NFL Players Group Lawsuit
Andy and Dexter talk about the players group lawsuit. Out of 7,000 players, 1,500 don’t wont to accept a settlement because the funds are inadequate. The owners keep appealing and Dexter tells Andy that he thinks they should stop and just start handing on the money because players are suffering.
Andy points out that Manley is still active around Our Town and says that he is a good role model for young people. He can let them know that they can get through it – either they stop using, keep going to rehab, or they die.
Learning to Read – Why and How
Dexter tells Andy that Joe Theismann’s leg injury in 1985 – in the game against the Giants – caused him great fear and trepidation. What if that happened to him? He was functionally illiterate. What would happen to him if he couldn’t play football because of such an injury? He had to do something. After the ’85 football season, Manley entered a drug treatment center. There he had to journal and share his day in the group but couldn’t because he was functionally illiterate. He found out through the group that he could get help. Manley called his wife, Glenda, to talk to her about what he had learned. She in turn spoke to her mother who happened to see an article in the Chicago Tribune about the Washington Lab School.
In 1986 during offseason Dex went over to the Lab School and got evaluated by Sallie Jenkins. When he got the results – he was reading on a second-grade level – he will never forget feeling demoralized standing there looking at his shoelaces. Sallie arranged for Dexter to take classes at the Lab School during offseason. He studied from 1986 through 1990, and went from a second grade to tenth grade reading level. Manley was determined not to end up like so many other players who didn’t have anything to fall back on after their football days were over.
“Secretary of Defense”
Dexter Manley recalls how he received the nickname Secretary of Defense. In 1986 the Washington Redskins’ PR department told him that Caspar Weinberger wanted to meet with him. So, Manley was picked up at his home in Reston and taken to the Pentagon to meet Secretary Weinberger. Manley admits that he had been out all night using drugs and “wasn’t in his right mind “was “kind of spaced out” but went anyway because Secretary Weinberger wanted to give him an award. He remembers when Weinberger saw him he called out to him “Secretary of Defense.”

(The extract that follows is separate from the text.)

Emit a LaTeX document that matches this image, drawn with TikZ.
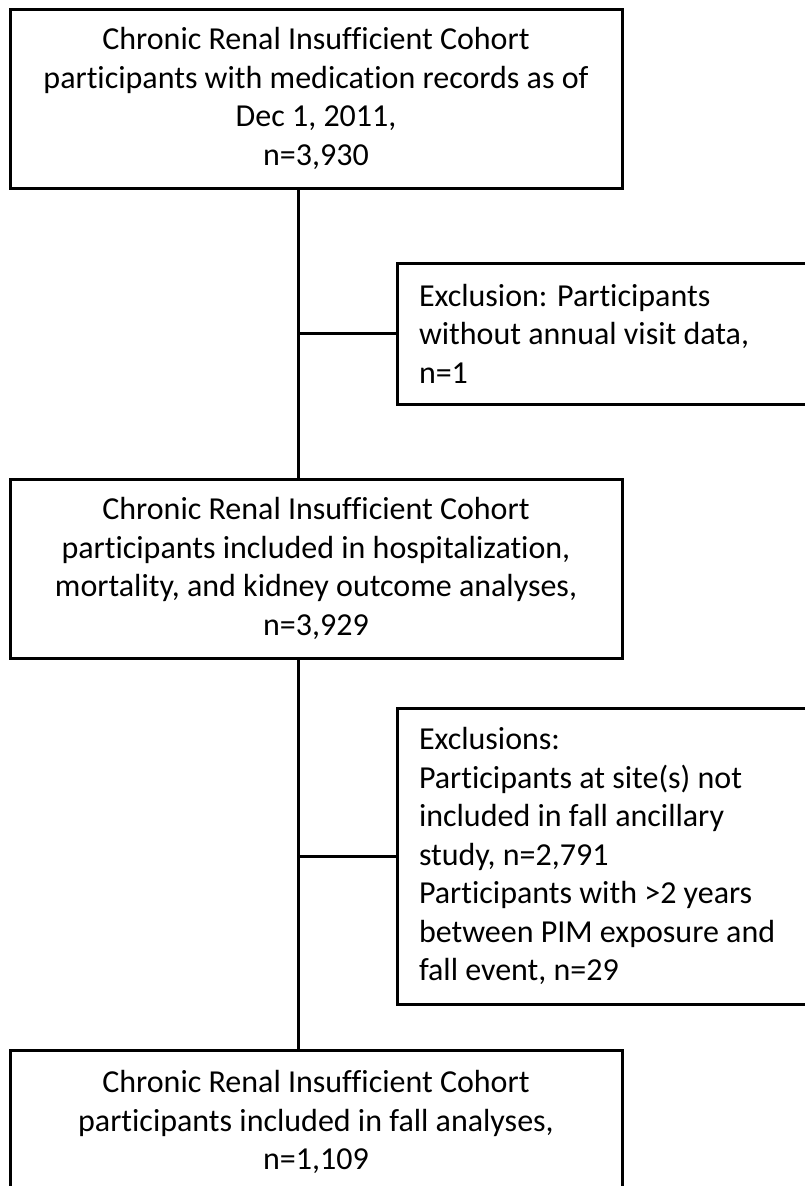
\documentclass[tikz,border=0pt]{standalone}
\usepackage{fontspec}
\setmainfont{Carlito}[Ligatures={NoCommon}]
\begin{document}
\begin{tikzpicture}[x=1pt,y=-1pt,
  every node/.style={font=\fontsize{32}{38.5}\selectfont},
  mainbox/.style={draw, line width=3pt, rectangle, minimum width=612pt, align=center, inner sep=0pt},
  exbox/.style={draw, line width=3pt, rectangle, text width=371pt, inner xsep=22pt, inner ysep=0pt, align=flush left},
  conn/.style={line width=3pt}]
\useasboundingbox (0,0) rectangle (805,1186);
\clip (0,0) rectangle (805,1186);
\fill[white] (0,0) rectangle (805,1186);
\node[mainbox, minimum height=179pt] (b1) at (316,98.5)
  {Chronic Renal Insufficient Cohort\\participants with medication records as of\\Dec 1, 2011,\\n=3,930};
\node[exbox, minimum height=141pt] (e1) at (604.5,333.5)
  {Exclusion: Participants\\without annual visit data,\\n=1};
\node[mainbox, minimum height=179pt] (b2) at (316,568.5)
  {Chronic Renal Insufficient Cohort\\participants included in hospitalization,\\mortality, and kidney outcome analyses,\\n=3,929};
\node[exbox, minimum height=296pt] (e2) at (604.5,856)
  {Exclusions:\\Participants at site(s) not\\included in fall ancillary\\study, n=2,791\\Participants with >2 years\\between PIM exposure and\\fall event, n=29};
\node[mainbox, minimum height=144pt] (b3) at (316,1122)
  {Chronic Renal Insufficient Cohort\\participants included in fall analyses,\\n=1,109};
\coordinate (sx) at (298,0);
\draw[conn] (b1.south -| sx) -- (b2.north -| sx);
\draw[conn] (b2.south -| sx) -- (b3.north -| sx);
\draw[conn] (sx |- e1.west) -- (e1.west);
\draw[conn] (sx |- e2.west) -- (e2.west);
\end{tikzpicture}
\end{document}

Andy asks Dexter about Glinda and Lydia, both of whom Andy knows. Andy asks him about his two children, Dexter Keith and Dalis with Glinda who divorced him in 1993. He complements her on raising the children – she does a good job. He goes on to talk about Lydia who he has been married to since 1997. Lydia and Dexter went to high school together. She’s an engineer. She was valedictorian and queen in high school. She also received an academic scholarship to attend Brown University and Howard University. She decided on Howard. He considers her a great wife and great friend.
What’s in a Name
Manley and Andy wrap up the interview talking about the politics around the Washington Redskins’ name change issue and how it may or may not impact ultimately where the team plays.